Mr. Kellogg has said that the United States is conducting separate discussions on a potential peace deal with Russia and with Ukraine and that he is leading the U.S.-Ukraine track while Steve Witkoff, Mr. Trump’s Middle East envoy, is in charge of the U.S.-Russia track. The two envoys will then return to Washington to compare notes and determine the next steps, according to Mr. Kellogg.
He arrived in Kyiv, the Ukrainian capital, on Wednesday morning for a three-day visit. Speaking from the city’s railway station upon arrival, Mr. Kellogg said that his mission would be to “sit and listen” to Ukraine’s concerns. He also said that he understood Ukraine’s “need for security guarantees” in any postwar settlement.
Later that day, he met with a series of top Ukrainian officials, including Gen. Oleksandr Syrsky, the head of the Ukrainian army; Gen. Kyrylo Budanov, the head of Ukraine’s military intelligence agency; and Andriy Yermak, the head of Mr. Zelensky’s office.
Beyond discussing a possible path to a peace deal with Mr. Zelensky, Mr. Kellogg had been expected to address a potential agreement that would grant the United States access to Ukrainian natural resources as compensation for past aid and, possibly, as a guarantee for future assistance. Mr. Trump has insisted that he wants payback for the money that Washington has invested in Ukraine’s defense.
Scott Bessent, the U.S. Treasury secretary, presented Mr. Zelensky with a draft of the agreement last week. But Mr. Zelensky rejected the proposal — an extraordinary demand to grant the United States a 50 percent interest in Ukraine’s natural resources like minerals, oil and gas — because it did not tie resource access to security guarantees for Kyiv.
Mr. Trump has demanded $500 billion of Ukrainian critical minerals, a request that Mr. Zelensky dismissed as “not serious” during a news conference on Wednesday. But Mr. Zelensky said that Ukraine was still open to striking a deal to trade some of its resources for security guarantees.
Mr. Trump expressed frustration with Mr. Zelensky’s refusal to sign the deal, telling reporters on Air Force One on Wednesday night that Mr. Bessent had been “treated rather rudely.” Mr. Trump insisted that he would resurrect the deal with Ukraine’s leader, “or things are going to not make him too happy.”
In some ways, Mr. Kellogg could be an ally to Kyiv. He has adopted a more aggressive stance toward Russia than Mr. Trump and some of his advisers, proposing that Washington could increase sanctions to push Russia toward a peace deal and favorably viewing the Biden administration’s approval for Ukraine to strike inside Russia with long-range missiles.
Mr. Kellogg’s three-day visit to Ukraine is unusually long for an American official. Since the war began nearly three years ago, U.S. officials have typically limited their trips to a single day for security reasons.

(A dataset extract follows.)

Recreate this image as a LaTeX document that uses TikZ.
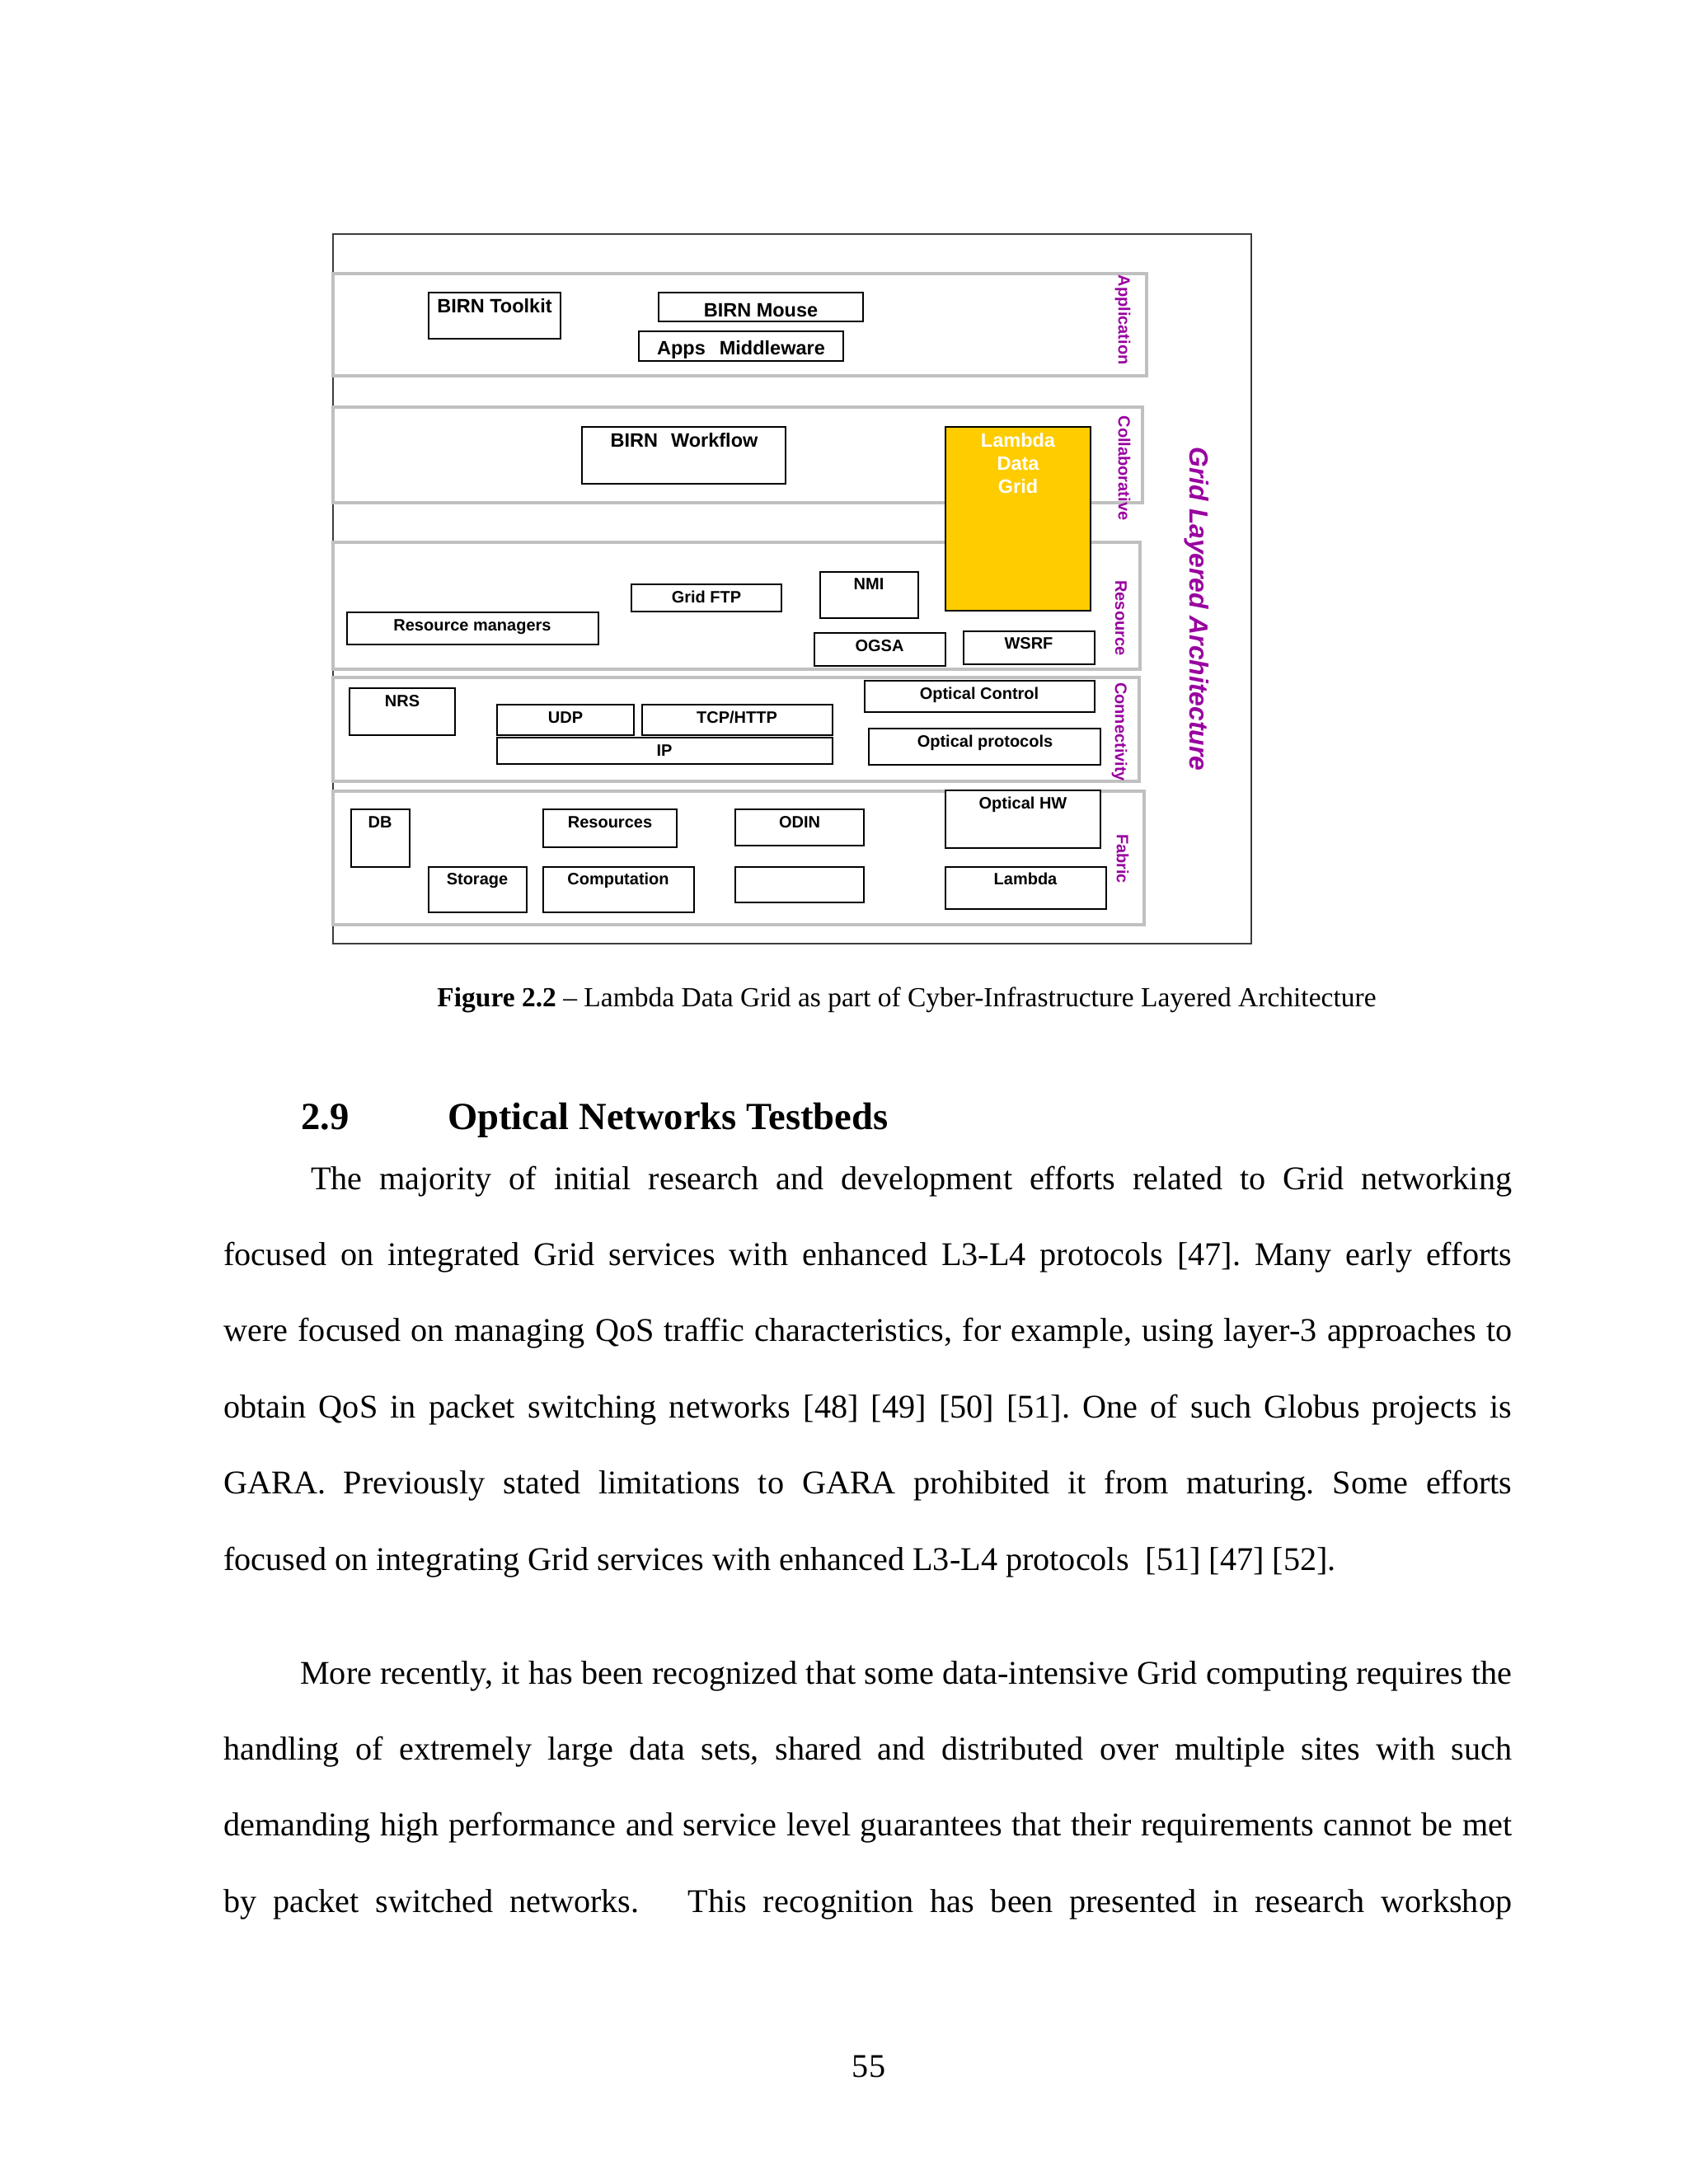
\documentclass[tikz,border=0pt]{standalone}
\usepackage{fontspec}
\setmainfont{Liberation Serif}
\setsansfont{Liberation Sans}
\definecolor{layergray}{RGB}{192,192,192}
\definecolor{layerpurple}{RGB}{153,0,160}
\definecolor{ldggold}{RGB}{255,204,0}
\definecolor{framegray}{RGB}{60,60,60}
\tikzset{
  band/.style={draw=layergray, line width=3.5pt, fill=white},
  comp/.style={draw=black, line width=1.8pt, fill=white},
  biglbl/.style={font=\sffamily\bfseries\fontsize{23.5}{28}\selectfont, anchor=base, inner sep=0},
  smllbl/.style={font=\sffamily\bfseries\fontsize{20}{24}\selectfont, anchor=base, inner sep=0},
  layerlbl/.style={font=\sffamily\bfseries\fontsize{20}{24}\selectfont, text=layerpurple, rotate=-90, inner sep=0},
  bodytext/.style={font=\fontsize{40.2}{92.4}\selectfont\frenchspacing, text width=1563pt, align=justify, inner sep=0, anchor=base west}
}

\begin{document}
\begin{tikzpicture}[x=1pt, y=-1pt]
    \path[fill=white, use as bounding box] (0,0) rectangle (2048,2650);
    \draw[framegray, line width=2pt] (404,284) rectangle (1518,1145);
    \draw[band] (404,332) rectangle (1391,456);
    \draw[band] (404,494) rectangle (1386,610);
    \draw[band] (404,658) rectangle (1383,812);
    \draw[band] (404,822) rectangle (1382,948);
    \draw[band] (404,960) rectangle (1388,1122);
    \node[layerlbl] (app) at (1362,388) {Application};
    \node[layerlbl] (collab) at (1364,568) {Collaborative};
    \node[layerlbl] (res) at (1360,750) {Resource};
    \node[layerlbl] (conn) at (1358,888) {Connectivity};
    \node[layerlbl] (fab) at (1362,1042) {Fabric};
    \node[font=\sffamily\bfseries\itshape\fontsize{31.8}{36}\selectfont, text=layerpurple, rotate=-90, inner sep=0] (gla) at (1452,739) {Grid Layered Architecture};
    \draw[comp] (520,355) rectangle (680,411);
    \node[biglbl] (toolkit) at (600,379) {BIRN Toolkit};
    \draw[comp] (799,355) rectangle (1047,390);
    \node[biglbl] (mouse) at (923,384) {BIRN Mouse};
    \draw[comp] (775,402) rectangle (1023,438);
    \node[biglbl] (apps) at (899,430) {Apps\hspace{17pt}Middleware};
    \draw[comp] (706,518) rectangle (953,587);
    \node[biglbl] (workflow) at (830,542) {BIRN\hspace{16pt}Workflow};
    \draw[comp, fill=ldggold] (1147,518) rectangle (1323,741);
    \node[biglbl, text=white, align=center, anchor=north, font=\sffamily\bfseries\fontsize{23.5}{28}\selectfont] (ldg) at (1235,525) {Lambda\\Data\\Grid};
    \draw[comp] (766,709) rectangle (948,742);
    \node[smllbl] (gridftp) at (857,731) {Grid FTP};
    \draw[comp] (995,694) rectangle (1114,750);
    \node[smllbl] (nmi) at (1054,715) {NMI};
    \draw[comp] (421,743) rectangle (726,782);
    \node[smllbl] (resmgr) at (573,765) {Resource managers};
    \draw[comp] (988,768) rectangle (1147,808);
    \node[smllbl] (ogsa) at (1067,790) {OGSA};
    \draw[comp] (1169,766) rectangle (1328,806);
    \node[smllbl] (wsrf) at (1248,787) {WSRF};
    \draw[comp] (424,835) rectangle (552,892);
    \node[smllbl] (nrs) at (488,857) {NRS};
    \draw[comp] (603,855) rectangle (769,892);
    \node[smllbl] (udp) at (686,877) {UDP};
    \draw[comp] (779,855) rectangle (1010,892);
    \node[smllbl] (tcp) at (894,877) {TCP/HTTP};
    \draw[comp] (603,895) rectangle (1010,927);
    \node[smllbl] (ip) at (806,917) {IP};
    \draw[comp] (1049,826) rectangle (1328,864);
    \node[smllbl] (optctl) at (1188,848) {Optical Control};
    \draw[comp] (1054,884) rectangle (1335,928);
    \node[smllbl] (optproto) at (1195,906) {Optical protocols};
    \draw[comp] (426,982) rectangle (497,1052);
    \node[smllbl] (db) at (461,1004) {DB};
    \draw[comp] (520,1052) rectangle (639,1107);
    \node[smllbl] (storage) at (579,1073) {Storage};
    \draw[comp] (659,982) rectangle (821,1028);
    \node[smllbl] (resources) at (740,1004) {Resources};
    \draw[comp] (659,1052) rectangle (842,1107);
    \node[smllbl] (computation) at (750,1073) {Computation};
    \draw[comp] (892,982) rectangle (1048,1026);
    \node[smllbl] (odin) at (970,1004) {ODIN};
    \draw[comp] (892,1052) rectangle (1048,1095);
    \draw[comp] (1147,959) rectangle (1335,1029);
    \node[smllbl] (opthw) at (1241,981) {Optical HW};
    \draw[comp] (1147,1052) rectangle (1342,1103);
    \node[smllbl] (lambda) at (1244,1073) {Lambda};
    \node[anchor=base, inner sep=0, font=\fontsize{33.5}{40}\selectfont] (caption) at (1100,1221) {\textbf{Figure 2.2} -- Lambda Data Grid as part of Cyber-Infrastructure Layered Architecture};
    \node[anchor=base west, inner sep=0, font=\bfseries\fontsize{46.6}{56}\selectfont] (secnum) at (365,1370) {2.9};
    \node[anchor=base west, inner sep=0, font=\bfseries\fontsize{46.6}{56}\selectfont] (sectitle) at (543,1370) {Optical Networks Testbeds};
    \node[bodytext] (para1) at (271,1443) {\tolerance=10000\hyphenpenalty=10000\exhyphenpenalty=10000\hspace*{106pt}The majority of initial research and development efforts related to Grid networking\linebreak focused on integrated Grid services with enhanced L3-L4 protocols [47]. Many early efforts\linebreak were focused on managing QoS traffic characteristics, for example, using layer-3 approaches to\linebreak obtain QoS in packet switching networks [48] [49] [50] [51]. One of such Globus projects is\linebreak GARA. Previously stated limitations to GARA prohibited it from maturing. Some efforts\linebreak focused on integrating Grid services with enhanced L3-L4 protocols\ \ [51] [47] [52].};
    \node[bodytext] (para2) at (271,2043) {\tolerance=10000\hyphenpenalty=10000\exhyphenpenalty=10000\parfillskip=0pt\hspace*{93pt}More recently, it has been recognized that some data-intensive Grid computing requires the\linebreak handling of extremely large data sets, shared and distributed over multiple sites with such\linebreak demanding high performance and service level guarantees that their requirements cannot be met\linebreak by packet switched networks.\ \ \ This recognition has been presented in research workshop\par};
    \node[anchor=base, inner sep=0, font=\fontsize{40.2}{48}\selectfont] (pagenum) at (1054,2520) {55};
\end{tikzpicture}
\end{document}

Mr. Zelensky said on Wednesday that he hoped Mr. Kellogg could talk to civilians and service members to grasp the reality of the war, including through a possible visit to the front line.
“It’s important to feel the atmosphere on the ground,” Mr. Zelensky said.
On Mr. Kellogg’s first night in Ukraine, air defense systems worked to repel a large Russian assault on energy infrastructure. The booms of antiaircraft missiles echoed across central Kyiv as the air alert blared for more than seven hours.